■ Short exercise:
Beginning with the very first line, please reproduce the entries exactly through the line containing "plt.rcParams['font.family'] = ['Liberation".

Rows from a dataset of charts and code
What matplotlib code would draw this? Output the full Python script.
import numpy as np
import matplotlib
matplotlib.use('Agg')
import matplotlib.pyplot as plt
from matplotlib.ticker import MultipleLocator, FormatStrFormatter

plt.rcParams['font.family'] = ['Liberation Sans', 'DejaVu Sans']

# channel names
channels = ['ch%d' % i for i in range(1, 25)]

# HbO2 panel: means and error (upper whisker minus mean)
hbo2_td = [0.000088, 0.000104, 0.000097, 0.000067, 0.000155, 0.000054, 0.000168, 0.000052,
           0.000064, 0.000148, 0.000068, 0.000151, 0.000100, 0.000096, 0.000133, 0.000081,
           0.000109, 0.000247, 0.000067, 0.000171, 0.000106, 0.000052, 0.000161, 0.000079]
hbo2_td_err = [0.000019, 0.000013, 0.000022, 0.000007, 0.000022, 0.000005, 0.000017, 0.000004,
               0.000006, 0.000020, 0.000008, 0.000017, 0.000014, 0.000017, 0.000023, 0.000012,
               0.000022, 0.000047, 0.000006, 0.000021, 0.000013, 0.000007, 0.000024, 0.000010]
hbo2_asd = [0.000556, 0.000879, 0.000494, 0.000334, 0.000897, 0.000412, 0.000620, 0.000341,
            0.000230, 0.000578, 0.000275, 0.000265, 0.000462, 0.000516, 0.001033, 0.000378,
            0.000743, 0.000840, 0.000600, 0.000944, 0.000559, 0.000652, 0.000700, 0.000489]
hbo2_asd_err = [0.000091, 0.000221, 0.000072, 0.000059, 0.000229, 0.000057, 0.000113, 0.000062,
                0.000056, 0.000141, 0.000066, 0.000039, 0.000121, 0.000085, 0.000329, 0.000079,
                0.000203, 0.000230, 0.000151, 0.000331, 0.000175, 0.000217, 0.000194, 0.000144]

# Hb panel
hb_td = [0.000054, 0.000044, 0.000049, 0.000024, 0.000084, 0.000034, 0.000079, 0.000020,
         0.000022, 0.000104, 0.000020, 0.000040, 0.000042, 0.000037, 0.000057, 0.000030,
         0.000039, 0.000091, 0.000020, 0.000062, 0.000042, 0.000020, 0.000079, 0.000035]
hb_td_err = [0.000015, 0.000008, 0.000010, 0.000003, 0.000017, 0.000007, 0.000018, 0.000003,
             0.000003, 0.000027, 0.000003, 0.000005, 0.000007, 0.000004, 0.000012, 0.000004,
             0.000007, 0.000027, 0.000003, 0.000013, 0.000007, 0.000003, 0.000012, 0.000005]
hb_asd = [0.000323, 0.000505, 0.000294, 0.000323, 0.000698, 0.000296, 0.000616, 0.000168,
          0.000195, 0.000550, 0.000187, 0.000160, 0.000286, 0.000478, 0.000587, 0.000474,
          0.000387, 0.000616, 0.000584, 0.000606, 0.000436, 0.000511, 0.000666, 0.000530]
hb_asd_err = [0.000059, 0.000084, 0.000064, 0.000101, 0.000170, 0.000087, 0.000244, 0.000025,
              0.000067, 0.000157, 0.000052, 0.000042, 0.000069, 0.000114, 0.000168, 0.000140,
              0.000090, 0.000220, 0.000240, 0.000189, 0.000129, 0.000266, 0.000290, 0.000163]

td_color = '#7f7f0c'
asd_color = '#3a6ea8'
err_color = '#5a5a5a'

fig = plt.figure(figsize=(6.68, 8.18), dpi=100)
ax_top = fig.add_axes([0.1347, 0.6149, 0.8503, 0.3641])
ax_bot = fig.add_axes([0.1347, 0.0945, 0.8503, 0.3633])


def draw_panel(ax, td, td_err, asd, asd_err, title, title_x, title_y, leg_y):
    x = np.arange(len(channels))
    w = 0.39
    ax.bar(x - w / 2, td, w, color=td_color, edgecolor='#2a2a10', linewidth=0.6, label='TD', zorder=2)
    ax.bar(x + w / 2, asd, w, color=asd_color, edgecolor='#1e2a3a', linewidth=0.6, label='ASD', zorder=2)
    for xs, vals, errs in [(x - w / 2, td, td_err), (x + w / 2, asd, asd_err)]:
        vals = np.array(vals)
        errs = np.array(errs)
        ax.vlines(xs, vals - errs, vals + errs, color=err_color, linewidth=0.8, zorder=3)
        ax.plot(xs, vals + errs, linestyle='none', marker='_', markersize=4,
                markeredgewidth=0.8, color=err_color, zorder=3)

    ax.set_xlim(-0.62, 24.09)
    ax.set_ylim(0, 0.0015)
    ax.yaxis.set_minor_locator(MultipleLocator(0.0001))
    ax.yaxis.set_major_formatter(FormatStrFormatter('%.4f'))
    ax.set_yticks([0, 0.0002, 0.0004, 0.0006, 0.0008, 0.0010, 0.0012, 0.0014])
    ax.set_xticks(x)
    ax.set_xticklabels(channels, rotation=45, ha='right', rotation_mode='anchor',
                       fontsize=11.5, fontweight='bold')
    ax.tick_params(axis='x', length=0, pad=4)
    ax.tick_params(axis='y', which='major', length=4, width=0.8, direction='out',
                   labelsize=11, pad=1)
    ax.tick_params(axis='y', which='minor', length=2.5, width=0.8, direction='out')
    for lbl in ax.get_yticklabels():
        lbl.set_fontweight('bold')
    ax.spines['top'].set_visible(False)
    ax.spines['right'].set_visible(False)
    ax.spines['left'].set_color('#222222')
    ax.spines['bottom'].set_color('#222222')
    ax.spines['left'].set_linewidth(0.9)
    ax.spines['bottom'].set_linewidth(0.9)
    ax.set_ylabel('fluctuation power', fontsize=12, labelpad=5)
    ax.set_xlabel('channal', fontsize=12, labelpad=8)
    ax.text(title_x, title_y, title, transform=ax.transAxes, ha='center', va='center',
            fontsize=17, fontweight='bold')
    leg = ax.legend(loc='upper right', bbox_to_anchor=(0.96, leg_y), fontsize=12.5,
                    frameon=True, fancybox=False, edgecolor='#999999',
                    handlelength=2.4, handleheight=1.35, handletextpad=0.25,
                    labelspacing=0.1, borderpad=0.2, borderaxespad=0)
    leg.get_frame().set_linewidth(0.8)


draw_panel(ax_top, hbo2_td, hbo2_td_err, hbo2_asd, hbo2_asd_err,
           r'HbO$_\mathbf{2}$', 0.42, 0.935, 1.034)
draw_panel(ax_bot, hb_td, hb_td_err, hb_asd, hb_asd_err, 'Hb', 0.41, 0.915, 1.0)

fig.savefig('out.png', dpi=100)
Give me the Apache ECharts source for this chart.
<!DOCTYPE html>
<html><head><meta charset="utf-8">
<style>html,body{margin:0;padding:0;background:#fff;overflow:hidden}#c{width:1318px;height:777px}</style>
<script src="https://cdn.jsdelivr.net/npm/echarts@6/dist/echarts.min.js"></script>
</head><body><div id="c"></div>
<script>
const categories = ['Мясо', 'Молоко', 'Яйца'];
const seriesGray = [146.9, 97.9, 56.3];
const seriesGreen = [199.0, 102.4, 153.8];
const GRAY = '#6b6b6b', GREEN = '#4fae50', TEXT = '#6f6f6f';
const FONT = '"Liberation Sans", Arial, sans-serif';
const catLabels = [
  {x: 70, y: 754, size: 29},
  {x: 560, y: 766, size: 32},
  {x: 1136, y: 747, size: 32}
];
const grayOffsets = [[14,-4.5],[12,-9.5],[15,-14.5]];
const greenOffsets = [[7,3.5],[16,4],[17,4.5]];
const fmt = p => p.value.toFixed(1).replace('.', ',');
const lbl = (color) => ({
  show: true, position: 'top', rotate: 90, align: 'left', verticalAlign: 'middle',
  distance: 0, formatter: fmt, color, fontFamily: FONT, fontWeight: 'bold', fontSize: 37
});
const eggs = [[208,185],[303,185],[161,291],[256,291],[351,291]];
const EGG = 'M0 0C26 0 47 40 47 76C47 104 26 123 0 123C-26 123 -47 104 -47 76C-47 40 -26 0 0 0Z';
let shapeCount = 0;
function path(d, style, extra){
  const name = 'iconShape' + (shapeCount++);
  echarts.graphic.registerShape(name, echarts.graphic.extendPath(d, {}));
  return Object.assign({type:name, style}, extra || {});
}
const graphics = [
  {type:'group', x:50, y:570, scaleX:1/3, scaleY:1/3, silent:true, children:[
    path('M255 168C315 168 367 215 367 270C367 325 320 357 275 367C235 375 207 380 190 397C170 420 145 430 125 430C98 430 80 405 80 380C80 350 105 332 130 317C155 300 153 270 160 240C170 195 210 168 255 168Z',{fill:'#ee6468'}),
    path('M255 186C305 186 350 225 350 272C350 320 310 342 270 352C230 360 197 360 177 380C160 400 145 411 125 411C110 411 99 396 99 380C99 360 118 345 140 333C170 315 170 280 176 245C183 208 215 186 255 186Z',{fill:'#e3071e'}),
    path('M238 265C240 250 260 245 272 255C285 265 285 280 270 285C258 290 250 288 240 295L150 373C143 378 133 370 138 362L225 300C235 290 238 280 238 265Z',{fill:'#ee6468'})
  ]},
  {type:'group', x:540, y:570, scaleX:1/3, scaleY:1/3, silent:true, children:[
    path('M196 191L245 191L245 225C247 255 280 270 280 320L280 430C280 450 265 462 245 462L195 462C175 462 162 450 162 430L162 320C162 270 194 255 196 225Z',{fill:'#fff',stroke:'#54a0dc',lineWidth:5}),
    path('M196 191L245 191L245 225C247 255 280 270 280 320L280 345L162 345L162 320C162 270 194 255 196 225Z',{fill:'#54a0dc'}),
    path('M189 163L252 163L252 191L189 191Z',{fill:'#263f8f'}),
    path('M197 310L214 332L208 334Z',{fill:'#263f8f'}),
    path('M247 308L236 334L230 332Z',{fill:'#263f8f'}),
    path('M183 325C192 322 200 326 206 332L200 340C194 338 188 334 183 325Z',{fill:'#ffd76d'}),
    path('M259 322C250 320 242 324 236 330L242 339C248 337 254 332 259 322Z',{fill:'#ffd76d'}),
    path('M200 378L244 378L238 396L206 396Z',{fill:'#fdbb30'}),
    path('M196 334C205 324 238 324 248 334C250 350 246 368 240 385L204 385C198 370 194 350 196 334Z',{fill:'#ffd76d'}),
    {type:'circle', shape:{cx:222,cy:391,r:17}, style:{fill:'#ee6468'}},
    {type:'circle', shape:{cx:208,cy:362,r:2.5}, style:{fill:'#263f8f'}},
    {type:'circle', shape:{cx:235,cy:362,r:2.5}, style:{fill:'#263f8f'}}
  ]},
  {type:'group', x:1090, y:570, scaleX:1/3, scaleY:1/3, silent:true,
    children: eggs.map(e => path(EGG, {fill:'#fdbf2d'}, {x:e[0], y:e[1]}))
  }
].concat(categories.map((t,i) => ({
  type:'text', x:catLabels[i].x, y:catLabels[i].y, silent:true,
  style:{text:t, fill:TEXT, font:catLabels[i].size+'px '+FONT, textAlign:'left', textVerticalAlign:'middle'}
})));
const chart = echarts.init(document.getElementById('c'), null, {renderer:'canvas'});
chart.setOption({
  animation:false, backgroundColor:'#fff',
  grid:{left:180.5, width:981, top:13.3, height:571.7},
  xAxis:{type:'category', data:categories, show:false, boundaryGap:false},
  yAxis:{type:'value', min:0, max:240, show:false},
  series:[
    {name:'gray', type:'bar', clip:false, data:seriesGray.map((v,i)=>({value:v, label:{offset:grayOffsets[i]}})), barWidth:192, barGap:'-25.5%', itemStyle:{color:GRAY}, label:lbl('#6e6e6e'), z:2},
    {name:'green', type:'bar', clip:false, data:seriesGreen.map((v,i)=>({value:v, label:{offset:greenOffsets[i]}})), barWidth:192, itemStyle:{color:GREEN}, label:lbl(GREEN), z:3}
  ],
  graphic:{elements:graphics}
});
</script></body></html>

■ Solved problem:
What matplotlib code would draw this? Output the full Python script.
import numpy as np
import matplotlib
matplotlib.use('Agg')
import matplotlib.pyplot as plt
from matplotlib.ticker import MultipleLocator, FormatStrFormatter

plt.rcParams['font.family'] = ['Liberation Sans', 'DejaVu Sans']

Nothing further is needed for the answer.